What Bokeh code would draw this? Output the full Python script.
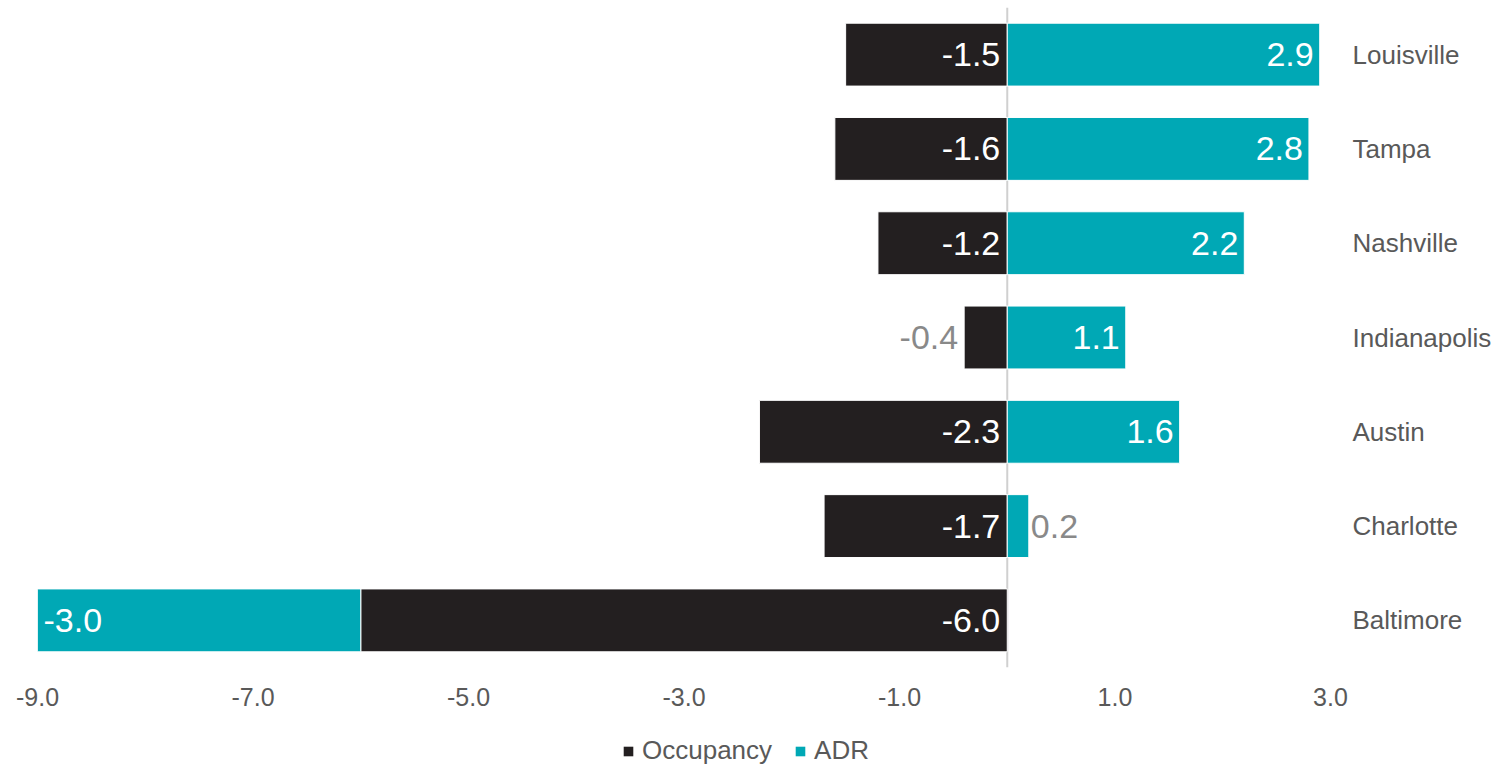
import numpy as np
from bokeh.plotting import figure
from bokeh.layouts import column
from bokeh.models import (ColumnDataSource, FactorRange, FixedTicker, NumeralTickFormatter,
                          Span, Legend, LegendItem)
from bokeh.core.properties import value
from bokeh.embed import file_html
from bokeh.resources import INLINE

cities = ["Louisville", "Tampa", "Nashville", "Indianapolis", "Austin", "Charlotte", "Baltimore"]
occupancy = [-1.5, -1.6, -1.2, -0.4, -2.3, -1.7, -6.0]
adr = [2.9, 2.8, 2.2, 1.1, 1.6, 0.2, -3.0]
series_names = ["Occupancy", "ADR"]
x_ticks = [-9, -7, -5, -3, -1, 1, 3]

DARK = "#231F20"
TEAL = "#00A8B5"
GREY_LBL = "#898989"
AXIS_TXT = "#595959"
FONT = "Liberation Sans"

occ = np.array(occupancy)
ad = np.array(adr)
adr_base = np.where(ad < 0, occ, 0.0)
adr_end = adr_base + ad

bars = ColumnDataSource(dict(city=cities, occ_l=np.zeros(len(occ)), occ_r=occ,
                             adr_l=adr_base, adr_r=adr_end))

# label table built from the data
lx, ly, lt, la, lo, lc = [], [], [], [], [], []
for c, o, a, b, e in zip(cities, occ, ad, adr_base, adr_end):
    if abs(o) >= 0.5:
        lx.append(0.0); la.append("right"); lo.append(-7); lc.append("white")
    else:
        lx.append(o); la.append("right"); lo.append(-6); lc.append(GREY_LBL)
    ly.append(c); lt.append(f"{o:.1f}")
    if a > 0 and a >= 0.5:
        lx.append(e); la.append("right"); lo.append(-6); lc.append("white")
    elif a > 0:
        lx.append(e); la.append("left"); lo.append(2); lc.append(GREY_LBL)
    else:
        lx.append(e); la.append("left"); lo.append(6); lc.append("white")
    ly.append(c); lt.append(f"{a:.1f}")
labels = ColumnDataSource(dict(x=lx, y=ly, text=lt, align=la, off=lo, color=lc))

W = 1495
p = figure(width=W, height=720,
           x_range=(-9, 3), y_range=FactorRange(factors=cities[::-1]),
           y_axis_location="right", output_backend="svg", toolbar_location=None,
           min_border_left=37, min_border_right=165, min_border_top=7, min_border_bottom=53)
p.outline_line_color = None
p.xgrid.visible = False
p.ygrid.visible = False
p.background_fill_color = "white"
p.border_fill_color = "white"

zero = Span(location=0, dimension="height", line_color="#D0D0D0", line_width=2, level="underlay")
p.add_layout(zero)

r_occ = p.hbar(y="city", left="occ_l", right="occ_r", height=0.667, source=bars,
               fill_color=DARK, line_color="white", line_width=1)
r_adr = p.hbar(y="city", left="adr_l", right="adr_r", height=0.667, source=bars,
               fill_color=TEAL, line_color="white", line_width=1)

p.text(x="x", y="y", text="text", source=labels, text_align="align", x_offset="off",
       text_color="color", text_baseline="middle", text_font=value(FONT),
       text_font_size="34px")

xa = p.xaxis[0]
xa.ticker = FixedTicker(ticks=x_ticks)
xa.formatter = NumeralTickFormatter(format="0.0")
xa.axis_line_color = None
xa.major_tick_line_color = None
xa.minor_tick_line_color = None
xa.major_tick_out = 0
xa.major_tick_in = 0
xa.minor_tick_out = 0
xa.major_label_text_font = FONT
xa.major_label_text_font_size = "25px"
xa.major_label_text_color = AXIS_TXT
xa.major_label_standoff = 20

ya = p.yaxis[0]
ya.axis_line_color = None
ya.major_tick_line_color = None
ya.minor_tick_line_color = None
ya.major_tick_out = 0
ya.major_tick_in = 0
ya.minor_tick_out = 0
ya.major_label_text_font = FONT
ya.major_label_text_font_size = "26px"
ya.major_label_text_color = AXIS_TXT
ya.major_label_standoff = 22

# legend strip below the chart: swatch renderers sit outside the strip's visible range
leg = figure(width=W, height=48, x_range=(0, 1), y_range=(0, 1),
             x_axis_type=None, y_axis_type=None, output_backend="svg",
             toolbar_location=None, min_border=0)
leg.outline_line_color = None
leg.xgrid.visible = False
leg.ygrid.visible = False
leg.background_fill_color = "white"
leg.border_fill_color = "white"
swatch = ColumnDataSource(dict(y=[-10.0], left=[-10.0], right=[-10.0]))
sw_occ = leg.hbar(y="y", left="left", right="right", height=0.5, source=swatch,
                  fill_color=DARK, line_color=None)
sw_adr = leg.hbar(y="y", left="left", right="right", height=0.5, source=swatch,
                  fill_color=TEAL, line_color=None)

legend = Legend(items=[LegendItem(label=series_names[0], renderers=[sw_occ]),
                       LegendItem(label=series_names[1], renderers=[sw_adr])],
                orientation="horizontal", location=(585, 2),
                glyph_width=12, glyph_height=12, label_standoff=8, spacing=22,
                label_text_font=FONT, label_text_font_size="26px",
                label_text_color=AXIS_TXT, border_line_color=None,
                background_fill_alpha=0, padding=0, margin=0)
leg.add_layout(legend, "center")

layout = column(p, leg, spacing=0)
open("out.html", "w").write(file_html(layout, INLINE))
----
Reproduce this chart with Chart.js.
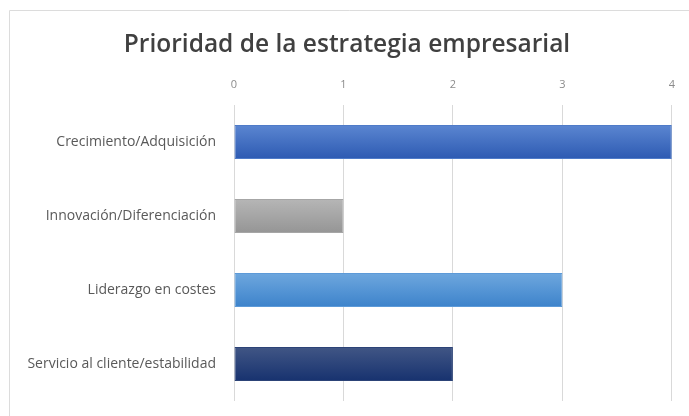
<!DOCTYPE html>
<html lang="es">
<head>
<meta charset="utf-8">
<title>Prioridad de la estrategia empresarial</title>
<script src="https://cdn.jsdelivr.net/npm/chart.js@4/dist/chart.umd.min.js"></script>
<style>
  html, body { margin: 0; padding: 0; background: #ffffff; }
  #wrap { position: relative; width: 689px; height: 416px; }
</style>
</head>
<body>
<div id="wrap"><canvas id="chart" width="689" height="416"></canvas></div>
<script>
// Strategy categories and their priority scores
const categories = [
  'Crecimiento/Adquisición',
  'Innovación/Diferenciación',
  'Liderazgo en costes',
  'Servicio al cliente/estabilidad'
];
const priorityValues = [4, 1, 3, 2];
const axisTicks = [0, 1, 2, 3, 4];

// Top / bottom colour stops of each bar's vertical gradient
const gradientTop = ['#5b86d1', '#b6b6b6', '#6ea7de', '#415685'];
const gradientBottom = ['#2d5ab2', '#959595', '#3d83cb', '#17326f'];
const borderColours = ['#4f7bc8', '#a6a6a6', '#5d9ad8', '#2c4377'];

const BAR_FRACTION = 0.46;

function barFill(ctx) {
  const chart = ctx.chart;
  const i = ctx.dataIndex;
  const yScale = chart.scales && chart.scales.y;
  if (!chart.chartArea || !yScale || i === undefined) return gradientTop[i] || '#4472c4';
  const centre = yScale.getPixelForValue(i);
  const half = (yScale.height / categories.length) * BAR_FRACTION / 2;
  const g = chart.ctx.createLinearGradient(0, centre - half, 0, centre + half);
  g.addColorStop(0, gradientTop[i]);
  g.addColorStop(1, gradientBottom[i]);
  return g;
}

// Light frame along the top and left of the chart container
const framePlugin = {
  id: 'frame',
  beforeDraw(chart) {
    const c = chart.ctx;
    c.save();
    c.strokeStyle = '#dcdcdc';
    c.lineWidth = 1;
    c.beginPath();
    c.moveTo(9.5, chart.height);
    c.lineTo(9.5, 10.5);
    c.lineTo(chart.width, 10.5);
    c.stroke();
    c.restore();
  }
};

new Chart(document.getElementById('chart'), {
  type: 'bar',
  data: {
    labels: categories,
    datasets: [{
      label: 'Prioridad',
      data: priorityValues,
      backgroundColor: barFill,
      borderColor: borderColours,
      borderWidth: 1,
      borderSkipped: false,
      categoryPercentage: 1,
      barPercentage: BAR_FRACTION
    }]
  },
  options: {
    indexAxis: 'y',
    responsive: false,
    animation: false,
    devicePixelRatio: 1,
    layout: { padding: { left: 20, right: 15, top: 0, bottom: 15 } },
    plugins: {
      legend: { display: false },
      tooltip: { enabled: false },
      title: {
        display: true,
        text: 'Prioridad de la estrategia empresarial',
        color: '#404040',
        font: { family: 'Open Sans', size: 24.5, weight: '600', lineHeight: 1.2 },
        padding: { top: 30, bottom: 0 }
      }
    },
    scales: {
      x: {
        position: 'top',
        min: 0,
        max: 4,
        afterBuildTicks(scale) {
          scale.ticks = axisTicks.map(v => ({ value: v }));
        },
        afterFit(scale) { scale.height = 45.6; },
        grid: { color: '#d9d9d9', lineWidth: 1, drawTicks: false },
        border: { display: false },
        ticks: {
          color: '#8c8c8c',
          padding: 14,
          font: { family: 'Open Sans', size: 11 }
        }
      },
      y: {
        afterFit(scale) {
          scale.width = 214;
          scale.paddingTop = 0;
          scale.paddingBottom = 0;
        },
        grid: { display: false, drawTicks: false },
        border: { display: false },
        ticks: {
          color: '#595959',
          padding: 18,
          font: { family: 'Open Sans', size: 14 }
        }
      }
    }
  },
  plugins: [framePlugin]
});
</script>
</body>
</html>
----
▶ _The problem_
Give again, word for word, only the lines starting at the line with "What Bokeh code" and ending at the line with "from bokeh.resources import INLINE", keeping both end lines; pictures stay out.

▶ _The reply_
What Bokeh code would draw this? Output the full Python script.
import numpy as np
from bokeh.plotting import figure
from bokeh.layouts import column
from bokeh.models import (ColumnDataSource, FactorRange, FixedTicker, NumeralTickFormatter,
                          Span, Legend, LegendItem)
from bokeh.core.properties import value
from bokeh.embed import file_html
from bokeh.resources import INLINE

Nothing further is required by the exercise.